--- START ---

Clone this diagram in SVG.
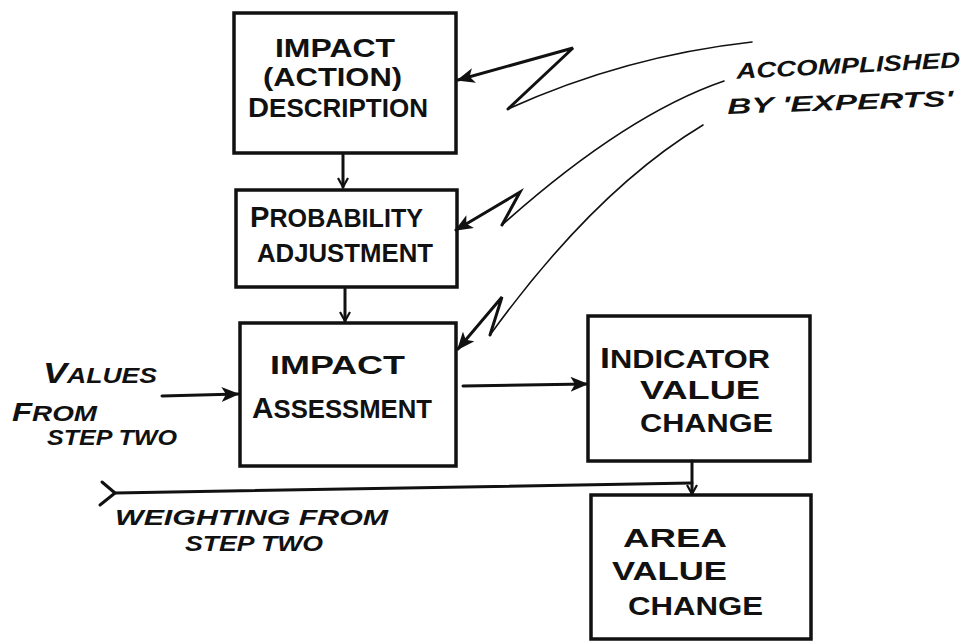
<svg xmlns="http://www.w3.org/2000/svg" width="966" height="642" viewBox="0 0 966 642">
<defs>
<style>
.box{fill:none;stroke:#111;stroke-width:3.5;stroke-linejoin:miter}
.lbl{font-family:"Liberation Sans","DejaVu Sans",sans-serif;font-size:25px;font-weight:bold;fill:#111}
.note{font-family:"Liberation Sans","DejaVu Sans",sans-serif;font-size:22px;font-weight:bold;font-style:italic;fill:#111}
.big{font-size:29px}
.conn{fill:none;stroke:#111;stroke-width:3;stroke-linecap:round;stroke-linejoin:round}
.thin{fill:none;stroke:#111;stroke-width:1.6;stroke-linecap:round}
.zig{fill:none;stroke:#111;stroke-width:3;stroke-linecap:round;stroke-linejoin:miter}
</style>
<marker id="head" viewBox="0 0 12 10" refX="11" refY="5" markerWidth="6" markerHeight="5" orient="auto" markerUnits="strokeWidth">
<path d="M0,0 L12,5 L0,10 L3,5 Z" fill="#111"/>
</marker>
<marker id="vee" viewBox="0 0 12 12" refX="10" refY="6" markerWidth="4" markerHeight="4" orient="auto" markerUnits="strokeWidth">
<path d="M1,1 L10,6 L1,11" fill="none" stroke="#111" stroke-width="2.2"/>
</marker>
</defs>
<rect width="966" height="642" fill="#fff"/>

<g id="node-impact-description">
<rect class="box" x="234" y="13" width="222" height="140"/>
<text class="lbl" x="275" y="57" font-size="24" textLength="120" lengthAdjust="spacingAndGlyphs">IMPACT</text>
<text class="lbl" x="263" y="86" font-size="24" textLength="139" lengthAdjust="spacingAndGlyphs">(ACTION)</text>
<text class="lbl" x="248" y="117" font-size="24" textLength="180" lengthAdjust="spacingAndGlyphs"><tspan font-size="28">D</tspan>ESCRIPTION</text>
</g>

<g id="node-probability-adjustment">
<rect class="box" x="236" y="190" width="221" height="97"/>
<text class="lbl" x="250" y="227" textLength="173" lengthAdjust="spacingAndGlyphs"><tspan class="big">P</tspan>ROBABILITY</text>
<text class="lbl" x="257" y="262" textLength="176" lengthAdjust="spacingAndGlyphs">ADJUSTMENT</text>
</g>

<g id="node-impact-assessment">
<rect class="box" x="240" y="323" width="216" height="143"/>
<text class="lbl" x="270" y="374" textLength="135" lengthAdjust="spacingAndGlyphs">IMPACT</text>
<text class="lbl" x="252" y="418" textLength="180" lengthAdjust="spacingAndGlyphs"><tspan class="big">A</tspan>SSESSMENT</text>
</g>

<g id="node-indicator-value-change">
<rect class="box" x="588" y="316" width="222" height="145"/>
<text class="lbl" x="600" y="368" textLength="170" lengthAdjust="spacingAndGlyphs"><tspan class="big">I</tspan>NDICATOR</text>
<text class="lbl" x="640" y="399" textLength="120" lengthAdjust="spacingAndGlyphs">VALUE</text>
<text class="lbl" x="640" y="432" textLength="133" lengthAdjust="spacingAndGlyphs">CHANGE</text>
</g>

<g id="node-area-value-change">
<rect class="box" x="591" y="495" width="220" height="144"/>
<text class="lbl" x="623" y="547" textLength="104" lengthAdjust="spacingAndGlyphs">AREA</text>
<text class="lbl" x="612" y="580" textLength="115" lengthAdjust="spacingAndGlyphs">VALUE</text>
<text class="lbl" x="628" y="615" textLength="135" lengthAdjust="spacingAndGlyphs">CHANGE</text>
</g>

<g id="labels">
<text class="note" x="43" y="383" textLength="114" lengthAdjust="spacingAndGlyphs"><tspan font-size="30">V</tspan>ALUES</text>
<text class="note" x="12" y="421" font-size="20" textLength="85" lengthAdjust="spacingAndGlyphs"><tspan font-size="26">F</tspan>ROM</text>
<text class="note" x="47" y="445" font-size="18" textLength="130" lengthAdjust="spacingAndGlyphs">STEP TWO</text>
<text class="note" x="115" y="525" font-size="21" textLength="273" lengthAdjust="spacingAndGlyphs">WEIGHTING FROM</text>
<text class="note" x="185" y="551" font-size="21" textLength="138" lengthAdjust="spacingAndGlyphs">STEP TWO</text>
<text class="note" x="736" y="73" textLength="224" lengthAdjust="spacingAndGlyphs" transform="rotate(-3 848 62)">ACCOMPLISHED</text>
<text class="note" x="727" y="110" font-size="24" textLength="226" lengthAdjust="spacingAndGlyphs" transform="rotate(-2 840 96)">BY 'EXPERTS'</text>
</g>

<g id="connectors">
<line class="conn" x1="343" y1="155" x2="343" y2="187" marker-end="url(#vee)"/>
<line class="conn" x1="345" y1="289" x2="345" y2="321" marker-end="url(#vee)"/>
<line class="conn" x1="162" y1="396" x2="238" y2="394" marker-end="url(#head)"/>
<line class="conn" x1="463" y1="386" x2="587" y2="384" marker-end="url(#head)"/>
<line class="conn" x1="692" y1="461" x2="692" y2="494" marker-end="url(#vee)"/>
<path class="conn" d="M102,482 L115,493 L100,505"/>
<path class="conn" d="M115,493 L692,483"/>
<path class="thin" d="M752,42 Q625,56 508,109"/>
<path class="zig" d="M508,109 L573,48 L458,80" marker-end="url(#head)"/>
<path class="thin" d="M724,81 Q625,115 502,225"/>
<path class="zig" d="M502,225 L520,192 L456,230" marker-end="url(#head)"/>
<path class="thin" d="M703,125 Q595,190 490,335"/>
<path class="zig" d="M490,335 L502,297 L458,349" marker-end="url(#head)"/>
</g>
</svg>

--- END ---
--- START ---

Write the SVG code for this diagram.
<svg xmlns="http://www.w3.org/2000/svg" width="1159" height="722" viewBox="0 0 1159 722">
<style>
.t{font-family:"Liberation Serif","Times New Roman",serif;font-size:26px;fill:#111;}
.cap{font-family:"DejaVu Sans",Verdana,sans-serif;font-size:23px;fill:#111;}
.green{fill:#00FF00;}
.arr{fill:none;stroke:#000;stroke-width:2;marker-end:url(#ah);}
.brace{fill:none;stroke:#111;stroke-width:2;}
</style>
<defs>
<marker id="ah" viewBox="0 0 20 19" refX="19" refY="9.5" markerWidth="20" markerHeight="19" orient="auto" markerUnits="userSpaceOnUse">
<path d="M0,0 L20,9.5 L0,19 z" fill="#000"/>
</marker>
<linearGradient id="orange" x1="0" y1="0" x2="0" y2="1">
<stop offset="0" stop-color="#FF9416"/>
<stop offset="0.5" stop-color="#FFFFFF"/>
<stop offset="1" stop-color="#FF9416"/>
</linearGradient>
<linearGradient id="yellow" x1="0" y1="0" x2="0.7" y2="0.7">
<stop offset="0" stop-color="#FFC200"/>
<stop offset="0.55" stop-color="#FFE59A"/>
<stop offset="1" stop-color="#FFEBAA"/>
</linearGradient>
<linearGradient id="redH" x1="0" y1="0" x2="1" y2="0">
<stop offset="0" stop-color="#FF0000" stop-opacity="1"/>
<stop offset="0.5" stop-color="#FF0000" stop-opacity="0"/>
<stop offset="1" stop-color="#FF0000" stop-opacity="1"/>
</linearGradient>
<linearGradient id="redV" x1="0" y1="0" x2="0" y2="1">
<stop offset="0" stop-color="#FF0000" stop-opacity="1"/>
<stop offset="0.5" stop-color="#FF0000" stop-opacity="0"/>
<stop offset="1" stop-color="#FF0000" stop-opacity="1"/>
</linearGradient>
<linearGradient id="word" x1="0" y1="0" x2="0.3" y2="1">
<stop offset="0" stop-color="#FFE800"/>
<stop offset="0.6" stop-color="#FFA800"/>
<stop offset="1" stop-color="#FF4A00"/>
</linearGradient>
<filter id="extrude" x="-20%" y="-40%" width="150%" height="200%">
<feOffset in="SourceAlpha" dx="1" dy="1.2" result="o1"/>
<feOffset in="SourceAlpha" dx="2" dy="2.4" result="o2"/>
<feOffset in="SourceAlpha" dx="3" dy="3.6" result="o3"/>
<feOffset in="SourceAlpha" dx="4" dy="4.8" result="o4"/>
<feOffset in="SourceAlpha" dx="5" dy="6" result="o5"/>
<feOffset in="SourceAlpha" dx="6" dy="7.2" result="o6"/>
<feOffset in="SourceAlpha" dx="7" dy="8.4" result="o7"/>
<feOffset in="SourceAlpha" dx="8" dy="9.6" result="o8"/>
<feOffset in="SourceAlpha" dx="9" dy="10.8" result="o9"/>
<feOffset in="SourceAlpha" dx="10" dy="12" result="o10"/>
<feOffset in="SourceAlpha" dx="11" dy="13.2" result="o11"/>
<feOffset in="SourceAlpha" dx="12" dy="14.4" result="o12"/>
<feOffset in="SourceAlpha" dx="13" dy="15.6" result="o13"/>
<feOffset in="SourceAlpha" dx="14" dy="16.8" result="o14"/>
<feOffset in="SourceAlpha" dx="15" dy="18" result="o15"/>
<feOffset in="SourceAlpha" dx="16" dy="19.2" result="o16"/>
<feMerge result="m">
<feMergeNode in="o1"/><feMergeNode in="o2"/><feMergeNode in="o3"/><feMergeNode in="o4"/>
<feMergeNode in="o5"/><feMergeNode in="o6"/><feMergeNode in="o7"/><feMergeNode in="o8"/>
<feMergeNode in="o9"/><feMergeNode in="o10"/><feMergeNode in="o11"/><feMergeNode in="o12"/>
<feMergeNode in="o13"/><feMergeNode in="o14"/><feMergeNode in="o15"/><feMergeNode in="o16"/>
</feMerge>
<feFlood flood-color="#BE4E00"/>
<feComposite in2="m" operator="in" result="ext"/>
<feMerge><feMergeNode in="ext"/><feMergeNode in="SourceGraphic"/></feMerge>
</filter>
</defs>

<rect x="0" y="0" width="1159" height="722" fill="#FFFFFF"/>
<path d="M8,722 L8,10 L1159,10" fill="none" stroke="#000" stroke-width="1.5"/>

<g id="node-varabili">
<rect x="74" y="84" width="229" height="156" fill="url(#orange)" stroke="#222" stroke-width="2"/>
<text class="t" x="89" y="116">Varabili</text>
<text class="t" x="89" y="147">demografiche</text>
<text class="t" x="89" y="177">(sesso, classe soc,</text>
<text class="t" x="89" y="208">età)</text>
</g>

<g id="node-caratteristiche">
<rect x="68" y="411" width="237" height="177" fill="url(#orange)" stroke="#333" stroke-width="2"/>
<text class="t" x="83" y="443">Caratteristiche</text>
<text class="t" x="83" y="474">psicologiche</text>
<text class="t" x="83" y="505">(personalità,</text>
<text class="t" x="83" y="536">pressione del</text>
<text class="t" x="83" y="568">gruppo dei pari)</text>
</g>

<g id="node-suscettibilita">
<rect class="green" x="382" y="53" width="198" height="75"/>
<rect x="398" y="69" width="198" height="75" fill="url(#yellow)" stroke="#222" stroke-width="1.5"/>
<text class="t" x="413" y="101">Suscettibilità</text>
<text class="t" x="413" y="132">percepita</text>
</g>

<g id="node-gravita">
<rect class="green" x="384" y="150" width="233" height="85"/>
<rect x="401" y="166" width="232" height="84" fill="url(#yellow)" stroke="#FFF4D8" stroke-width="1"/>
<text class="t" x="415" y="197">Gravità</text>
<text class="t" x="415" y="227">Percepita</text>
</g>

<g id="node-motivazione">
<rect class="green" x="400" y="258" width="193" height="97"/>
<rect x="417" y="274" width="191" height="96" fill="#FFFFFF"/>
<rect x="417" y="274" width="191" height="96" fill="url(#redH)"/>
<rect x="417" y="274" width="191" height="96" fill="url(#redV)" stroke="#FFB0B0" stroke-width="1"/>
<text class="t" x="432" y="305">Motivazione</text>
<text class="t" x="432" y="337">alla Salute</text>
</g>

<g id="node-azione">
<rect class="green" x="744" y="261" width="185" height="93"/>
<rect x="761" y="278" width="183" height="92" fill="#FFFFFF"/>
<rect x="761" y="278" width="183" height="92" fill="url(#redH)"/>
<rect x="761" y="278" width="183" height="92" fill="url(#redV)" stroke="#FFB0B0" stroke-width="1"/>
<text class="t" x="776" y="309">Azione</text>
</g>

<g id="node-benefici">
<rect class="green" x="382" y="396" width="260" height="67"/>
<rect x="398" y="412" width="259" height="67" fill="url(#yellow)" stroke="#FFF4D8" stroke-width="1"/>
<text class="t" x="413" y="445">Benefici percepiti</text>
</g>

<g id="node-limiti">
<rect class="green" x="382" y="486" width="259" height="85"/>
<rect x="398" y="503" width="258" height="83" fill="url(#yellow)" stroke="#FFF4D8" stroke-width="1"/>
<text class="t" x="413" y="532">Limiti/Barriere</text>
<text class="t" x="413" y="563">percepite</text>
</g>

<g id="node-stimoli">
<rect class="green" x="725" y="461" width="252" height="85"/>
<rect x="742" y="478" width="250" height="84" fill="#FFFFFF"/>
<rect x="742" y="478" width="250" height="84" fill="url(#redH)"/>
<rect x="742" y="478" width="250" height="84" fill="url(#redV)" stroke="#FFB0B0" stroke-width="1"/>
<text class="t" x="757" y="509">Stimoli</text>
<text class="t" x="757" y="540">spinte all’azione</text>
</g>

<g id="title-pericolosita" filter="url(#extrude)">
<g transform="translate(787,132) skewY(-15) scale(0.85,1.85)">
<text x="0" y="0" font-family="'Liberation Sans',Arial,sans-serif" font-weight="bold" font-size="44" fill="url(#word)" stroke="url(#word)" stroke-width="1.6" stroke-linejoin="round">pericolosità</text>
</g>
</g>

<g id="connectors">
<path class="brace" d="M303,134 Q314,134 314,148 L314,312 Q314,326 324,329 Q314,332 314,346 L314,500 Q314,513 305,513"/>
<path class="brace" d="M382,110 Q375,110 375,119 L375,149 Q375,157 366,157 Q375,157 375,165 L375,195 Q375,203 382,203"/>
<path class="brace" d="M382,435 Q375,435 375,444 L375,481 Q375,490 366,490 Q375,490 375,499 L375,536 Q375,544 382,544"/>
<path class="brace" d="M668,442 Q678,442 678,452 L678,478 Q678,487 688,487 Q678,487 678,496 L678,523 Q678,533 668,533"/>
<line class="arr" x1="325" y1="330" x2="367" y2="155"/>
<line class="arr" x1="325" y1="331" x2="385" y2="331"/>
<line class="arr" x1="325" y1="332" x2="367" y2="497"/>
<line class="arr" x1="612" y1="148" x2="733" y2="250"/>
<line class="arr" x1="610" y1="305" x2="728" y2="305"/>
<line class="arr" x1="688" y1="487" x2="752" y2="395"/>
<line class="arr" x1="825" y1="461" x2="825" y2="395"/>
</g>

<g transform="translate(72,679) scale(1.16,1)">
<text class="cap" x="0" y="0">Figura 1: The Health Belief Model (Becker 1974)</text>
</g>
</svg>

--- END ---
--- START ---

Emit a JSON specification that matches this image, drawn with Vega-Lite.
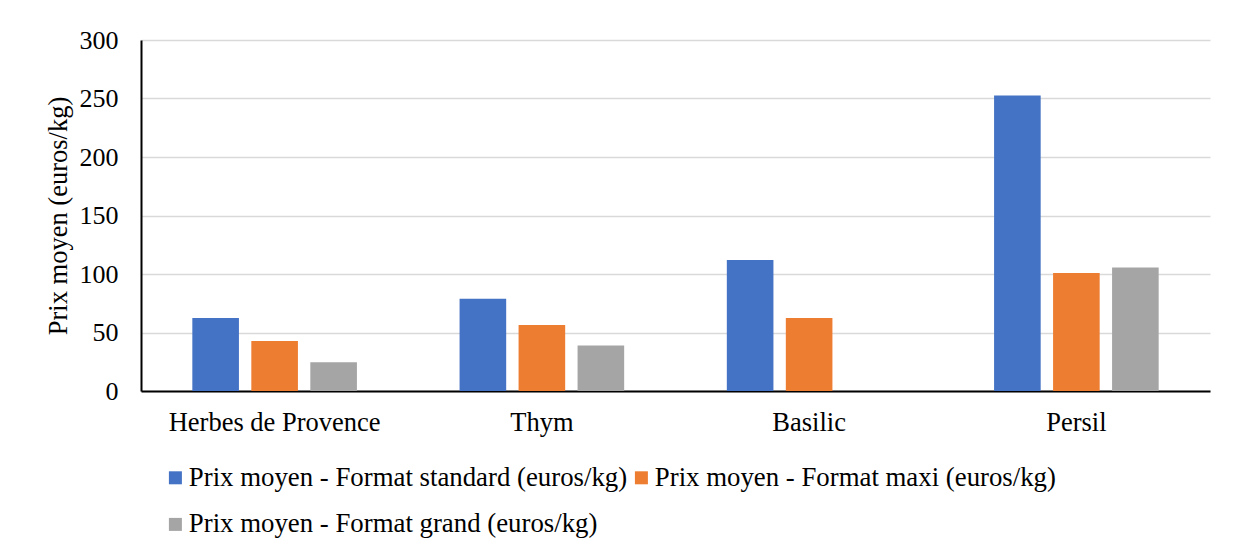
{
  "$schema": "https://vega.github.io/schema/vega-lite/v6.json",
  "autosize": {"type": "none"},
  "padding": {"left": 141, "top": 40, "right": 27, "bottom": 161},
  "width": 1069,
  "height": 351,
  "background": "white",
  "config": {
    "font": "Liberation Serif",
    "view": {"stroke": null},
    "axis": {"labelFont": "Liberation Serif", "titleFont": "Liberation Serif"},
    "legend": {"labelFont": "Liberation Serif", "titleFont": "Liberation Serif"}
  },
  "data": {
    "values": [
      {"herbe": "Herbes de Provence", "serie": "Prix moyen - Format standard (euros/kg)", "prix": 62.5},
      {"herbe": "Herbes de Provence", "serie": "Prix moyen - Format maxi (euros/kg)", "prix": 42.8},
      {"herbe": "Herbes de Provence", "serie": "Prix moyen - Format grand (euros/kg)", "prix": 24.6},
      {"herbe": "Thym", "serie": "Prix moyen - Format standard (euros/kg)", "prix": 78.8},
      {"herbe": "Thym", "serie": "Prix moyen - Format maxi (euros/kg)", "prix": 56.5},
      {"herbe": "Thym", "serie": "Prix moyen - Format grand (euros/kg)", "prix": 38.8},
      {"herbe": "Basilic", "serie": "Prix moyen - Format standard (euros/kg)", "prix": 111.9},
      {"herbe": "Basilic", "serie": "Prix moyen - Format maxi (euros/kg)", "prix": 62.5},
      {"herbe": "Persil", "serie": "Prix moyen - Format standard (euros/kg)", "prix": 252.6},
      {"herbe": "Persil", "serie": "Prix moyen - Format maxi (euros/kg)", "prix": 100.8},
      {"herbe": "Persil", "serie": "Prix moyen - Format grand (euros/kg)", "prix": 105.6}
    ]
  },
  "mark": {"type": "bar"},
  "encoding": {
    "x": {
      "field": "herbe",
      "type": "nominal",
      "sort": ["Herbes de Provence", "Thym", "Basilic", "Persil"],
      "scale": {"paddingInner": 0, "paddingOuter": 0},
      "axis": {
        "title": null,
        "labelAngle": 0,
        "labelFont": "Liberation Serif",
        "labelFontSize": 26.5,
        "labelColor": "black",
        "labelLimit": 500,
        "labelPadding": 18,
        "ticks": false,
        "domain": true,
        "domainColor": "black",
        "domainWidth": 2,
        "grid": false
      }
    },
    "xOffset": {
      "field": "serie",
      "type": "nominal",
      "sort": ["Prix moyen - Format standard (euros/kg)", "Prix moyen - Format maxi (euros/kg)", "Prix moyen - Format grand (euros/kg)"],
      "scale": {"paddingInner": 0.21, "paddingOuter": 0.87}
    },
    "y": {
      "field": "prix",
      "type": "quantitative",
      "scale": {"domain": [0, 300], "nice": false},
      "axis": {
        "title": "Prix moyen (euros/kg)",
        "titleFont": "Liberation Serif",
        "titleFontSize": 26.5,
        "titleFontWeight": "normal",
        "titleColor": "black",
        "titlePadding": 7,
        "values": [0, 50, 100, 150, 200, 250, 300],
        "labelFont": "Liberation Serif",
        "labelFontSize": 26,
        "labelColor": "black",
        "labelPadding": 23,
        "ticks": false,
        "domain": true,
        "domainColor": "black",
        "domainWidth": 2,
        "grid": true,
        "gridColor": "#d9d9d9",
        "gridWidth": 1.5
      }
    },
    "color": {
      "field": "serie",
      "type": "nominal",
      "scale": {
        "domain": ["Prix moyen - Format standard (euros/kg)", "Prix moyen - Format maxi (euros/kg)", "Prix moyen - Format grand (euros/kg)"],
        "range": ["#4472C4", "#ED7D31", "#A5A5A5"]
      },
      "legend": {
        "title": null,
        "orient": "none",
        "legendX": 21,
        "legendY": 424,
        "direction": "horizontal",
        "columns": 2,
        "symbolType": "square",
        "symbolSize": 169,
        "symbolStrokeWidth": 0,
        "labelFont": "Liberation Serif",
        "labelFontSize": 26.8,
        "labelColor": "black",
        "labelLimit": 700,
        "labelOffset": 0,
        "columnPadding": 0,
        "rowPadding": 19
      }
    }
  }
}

--- END ---

What you need to do
In the data above, how many lines contain the string "this"? Answer with the number only.

Full solution
3